GIVEN REQUEST →
Include in the output exactly the lines from the opening of the data through the line containing "ax = fig.add_axes([0.1124, 0.2578, 0.8682, 0.5735])", and nothing more.

RECORDED DATA →

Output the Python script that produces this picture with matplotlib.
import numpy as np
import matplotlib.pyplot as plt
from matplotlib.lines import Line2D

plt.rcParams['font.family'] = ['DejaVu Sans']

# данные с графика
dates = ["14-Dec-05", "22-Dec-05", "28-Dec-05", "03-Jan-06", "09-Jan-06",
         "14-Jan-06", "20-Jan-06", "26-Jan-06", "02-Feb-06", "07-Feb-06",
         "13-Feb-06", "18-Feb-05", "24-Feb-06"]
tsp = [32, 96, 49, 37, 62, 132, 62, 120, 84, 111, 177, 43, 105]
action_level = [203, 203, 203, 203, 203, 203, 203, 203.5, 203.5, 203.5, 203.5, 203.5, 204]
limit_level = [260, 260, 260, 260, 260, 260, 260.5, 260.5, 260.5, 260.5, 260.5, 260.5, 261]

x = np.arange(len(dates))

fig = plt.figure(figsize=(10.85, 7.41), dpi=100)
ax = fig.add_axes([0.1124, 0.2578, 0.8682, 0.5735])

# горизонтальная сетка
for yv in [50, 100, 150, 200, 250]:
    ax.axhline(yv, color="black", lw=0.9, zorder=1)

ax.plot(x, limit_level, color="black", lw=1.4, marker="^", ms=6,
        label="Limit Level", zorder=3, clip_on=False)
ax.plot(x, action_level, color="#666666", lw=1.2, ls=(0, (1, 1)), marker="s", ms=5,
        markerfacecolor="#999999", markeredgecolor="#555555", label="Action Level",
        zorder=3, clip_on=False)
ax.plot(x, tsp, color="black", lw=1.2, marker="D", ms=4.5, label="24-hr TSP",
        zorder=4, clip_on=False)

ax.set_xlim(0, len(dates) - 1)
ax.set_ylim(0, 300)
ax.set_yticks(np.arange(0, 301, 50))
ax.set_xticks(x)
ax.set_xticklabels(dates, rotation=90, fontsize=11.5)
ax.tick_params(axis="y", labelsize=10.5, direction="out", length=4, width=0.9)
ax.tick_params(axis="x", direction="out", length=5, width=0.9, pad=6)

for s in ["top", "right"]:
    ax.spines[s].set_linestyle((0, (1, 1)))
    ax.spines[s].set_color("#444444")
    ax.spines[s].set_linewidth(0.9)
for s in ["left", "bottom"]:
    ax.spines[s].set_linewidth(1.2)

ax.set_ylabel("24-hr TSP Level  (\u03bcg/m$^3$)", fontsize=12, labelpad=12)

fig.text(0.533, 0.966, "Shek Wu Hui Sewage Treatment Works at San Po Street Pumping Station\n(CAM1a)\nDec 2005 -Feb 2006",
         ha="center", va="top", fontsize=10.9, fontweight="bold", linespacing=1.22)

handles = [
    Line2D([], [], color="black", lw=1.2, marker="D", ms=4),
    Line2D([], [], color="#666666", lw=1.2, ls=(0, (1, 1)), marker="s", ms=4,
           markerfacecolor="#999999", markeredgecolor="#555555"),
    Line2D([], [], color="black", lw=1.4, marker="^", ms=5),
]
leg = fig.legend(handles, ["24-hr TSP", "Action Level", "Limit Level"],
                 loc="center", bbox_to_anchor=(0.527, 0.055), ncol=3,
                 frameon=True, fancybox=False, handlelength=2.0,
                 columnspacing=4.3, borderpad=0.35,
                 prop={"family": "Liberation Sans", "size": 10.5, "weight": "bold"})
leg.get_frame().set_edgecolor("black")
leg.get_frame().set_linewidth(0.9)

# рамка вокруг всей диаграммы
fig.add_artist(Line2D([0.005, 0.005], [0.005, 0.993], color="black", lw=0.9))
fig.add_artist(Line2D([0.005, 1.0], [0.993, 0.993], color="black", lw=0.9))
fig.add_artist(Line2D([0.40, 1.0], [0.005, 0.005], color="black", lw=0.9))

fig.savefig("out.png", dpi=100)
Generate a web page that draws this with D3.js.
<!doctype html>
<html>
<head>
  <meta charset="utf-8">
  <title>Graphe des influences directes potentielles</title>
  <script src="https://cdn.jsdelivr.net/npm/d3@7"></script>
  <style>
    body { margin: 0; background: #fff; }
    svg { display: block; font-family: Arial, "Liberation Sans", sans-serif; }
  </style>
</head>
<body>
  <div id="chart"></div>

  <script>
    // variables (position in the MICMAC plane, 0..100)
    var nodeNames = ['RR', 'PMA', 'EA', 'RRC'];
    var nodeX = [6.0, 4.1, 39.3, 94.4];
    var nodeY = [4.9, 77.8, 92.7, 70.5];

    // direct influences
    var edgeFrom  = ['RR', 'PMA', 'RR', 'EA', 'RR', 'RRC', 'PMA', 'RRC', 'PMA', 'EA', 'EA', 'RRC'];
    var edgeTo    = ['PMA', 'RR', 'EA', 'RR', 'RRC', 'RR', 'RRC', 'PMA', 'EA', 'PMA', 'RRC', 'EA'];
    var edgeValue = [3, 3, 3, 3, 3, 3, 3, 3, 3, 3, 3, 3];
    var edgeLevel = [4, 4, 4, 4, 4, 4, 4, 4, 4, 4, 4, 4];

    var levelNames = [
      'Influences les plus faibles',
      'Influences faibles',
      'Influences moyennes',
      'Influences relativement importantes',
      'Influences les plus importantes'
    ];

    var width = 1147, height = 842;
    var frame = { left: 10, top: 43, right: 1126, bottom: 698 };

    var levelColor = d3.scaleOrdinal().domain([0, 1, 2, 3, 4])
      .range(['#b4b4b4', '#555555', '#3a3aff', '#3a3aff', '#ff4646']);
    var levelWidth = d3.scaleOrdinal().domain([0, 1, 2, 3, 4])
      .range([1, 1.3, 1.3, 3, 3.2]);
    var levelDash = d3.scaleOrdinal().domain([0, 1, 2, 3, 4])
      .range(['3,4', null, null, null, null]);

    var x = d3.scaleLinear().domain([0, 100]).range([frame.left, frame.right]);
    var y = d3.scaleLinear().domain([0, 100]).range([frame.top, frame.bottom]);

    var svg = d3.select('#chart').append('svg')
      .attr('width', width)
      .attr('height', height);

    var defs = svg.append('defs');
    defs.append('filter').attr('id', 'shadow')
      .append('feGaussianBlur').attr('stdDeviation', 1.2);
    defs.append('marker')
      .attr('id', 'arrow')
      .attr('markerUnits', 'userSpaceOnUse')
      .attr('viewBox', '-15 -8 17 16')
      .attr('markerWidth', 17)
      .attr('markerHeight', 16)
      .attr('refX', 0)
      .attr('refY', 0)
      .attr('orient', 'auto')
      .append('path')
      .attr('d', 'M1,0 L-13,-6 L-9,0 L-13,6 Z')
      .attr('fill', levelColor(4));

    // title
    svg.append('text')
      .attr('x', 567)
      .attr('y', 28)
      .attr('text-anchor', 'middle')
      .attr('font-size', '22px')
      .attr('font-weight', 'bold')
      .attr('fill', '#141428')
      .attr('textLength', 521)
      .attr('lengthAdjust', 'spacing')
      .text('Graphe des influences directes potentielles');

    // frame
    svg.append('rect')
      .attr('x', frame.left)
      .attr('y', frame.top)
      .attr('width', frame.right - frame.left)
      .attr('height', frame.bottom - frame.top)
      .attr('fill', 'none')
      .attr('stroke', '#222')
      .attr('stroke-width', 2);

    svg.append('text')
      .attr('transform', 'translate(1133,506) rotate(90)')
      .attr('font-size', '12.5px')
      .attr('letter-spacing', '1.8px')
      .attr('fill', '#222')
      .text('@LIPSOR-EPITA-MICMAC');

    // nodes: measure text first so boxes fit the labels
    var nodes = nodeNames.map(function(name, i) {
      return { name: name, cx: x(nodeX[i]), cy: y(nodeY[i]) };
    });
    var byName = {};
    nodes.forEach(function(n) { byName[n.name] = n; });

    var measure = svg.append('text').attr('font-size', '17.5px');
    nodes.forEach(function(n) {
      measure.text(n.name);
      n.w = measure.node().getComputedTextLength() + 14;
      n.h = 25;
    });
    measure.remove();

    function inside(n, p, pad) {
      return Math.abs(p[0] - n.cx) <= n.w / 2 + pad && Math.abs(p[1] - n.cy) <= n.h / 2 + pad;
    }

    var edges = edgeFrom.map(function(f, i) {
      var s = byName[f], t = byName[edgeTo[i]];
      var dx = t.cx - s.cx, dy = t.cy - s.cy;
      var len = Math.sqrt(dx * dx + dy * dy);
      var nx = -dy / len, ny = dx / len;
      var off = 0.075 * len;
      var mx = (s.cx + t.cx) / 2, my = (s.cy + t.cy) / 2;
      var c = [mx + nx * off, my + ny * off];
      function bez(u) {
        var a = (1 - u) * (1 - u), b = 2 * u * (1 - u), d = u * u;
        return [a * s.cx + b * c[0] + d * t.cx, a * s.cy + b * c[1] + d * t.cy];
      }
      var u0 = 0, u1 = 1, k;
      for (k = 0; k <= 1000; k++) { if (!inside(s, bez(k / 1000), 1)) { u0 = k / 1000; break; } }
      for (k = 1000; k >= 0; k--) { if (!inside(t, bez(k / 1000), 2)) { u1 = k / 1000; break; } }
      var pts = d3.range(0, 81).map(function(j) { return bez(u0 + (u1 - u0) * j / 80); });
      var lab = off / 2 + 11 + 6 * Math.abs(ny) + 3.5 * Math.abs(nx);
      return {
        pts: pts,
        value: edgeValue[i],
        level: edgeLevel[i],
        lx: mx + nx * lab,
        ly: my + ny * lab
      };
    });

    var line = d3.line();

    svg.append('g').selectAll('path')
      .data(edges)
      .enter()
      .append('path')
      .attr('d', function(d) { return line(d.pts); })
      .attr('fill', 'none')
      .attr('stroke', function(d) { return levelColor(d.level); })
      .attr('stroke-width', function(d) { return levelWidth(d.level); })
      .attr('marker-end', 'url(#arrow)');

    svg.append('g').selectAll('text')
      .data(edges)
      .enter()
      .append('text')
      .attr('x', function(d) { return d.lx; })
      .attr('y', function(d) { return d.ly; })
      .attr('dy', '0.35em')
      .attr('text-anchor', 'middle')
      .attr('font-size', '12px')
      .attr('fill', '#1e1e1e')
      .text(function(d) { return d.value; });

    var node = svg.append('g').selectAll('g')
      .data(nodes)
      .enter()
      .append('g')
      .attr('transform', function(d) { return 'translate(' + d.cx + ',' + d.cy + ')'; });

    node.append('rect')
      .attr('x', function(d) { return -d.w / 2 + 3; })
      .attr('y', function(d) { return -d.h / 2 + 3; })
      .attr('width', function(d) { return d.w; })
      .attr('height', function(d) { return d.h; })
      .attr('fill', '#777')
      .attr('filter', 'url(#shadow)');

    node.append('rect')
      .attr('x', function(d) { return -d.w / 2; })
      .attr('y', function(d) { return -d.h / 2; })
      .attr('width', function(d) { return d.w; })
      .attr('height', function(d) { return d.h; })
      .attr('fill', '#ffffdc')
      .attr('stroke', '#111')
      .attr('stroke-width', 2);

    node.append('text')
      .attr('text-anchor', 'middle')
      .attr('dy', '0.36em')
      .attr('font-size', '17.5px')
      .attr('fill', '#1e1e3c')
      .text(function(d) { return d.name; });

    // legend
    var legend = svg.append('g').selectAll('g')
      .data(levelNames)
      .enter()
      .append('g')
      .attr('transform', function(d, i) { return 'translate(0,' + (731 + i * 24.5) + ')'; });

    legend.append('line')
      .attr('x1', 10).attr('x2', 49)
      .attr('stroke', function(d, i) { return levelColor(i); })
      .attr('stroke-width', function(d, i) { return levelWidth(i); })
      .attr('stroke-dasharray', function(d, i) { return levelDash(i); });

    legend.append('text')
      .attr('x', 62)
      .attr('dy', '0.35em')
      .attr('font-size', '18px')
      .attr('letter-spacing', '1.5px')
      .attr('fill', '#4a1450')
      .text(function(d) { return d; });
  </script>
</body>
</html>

TASK ANSWER →
Output the Python script that produces this picture with matplotlib.
import numpy as np
import matplotlib.pyplot as plt
from matplotlib.lines import Line2D

plt.rcParams['font.family'] = ['DejaVu Sans']

# данные с графика
dates = ["14-Dec-05", "22-Dec-05", "28-Dec-05", "03-Jan-06", "09-Jan-06",
         "14-Jan-06", "20-Jan-06", "26-Jan-06", "02-Feb-06", "07-Feb-06",
         "13-Feb-06", "18-Feb-05", "24-Feb-06"]
tsp = [32, 96, 49, 37, 62, 132, 62, 120, 84, 111, 177, 43, 105]
action_level = [203, 203, 203, 203, 203, 203, 203, 203.5, 203.5, 203.5, 203.5, 203.5, 204]
limit_level = [260, 260, 260, 260, 260, 260, 260.5, 260.5, 260.5, 260.5, 260.5, 260.5, 261]

x = np.arange(len(dates))

fig = plt.figure(figsize=(10.85, 7.41), dpi=100)
ax = fig.add_axes([0.1124, 0.2578, 0.8682, 0.5735])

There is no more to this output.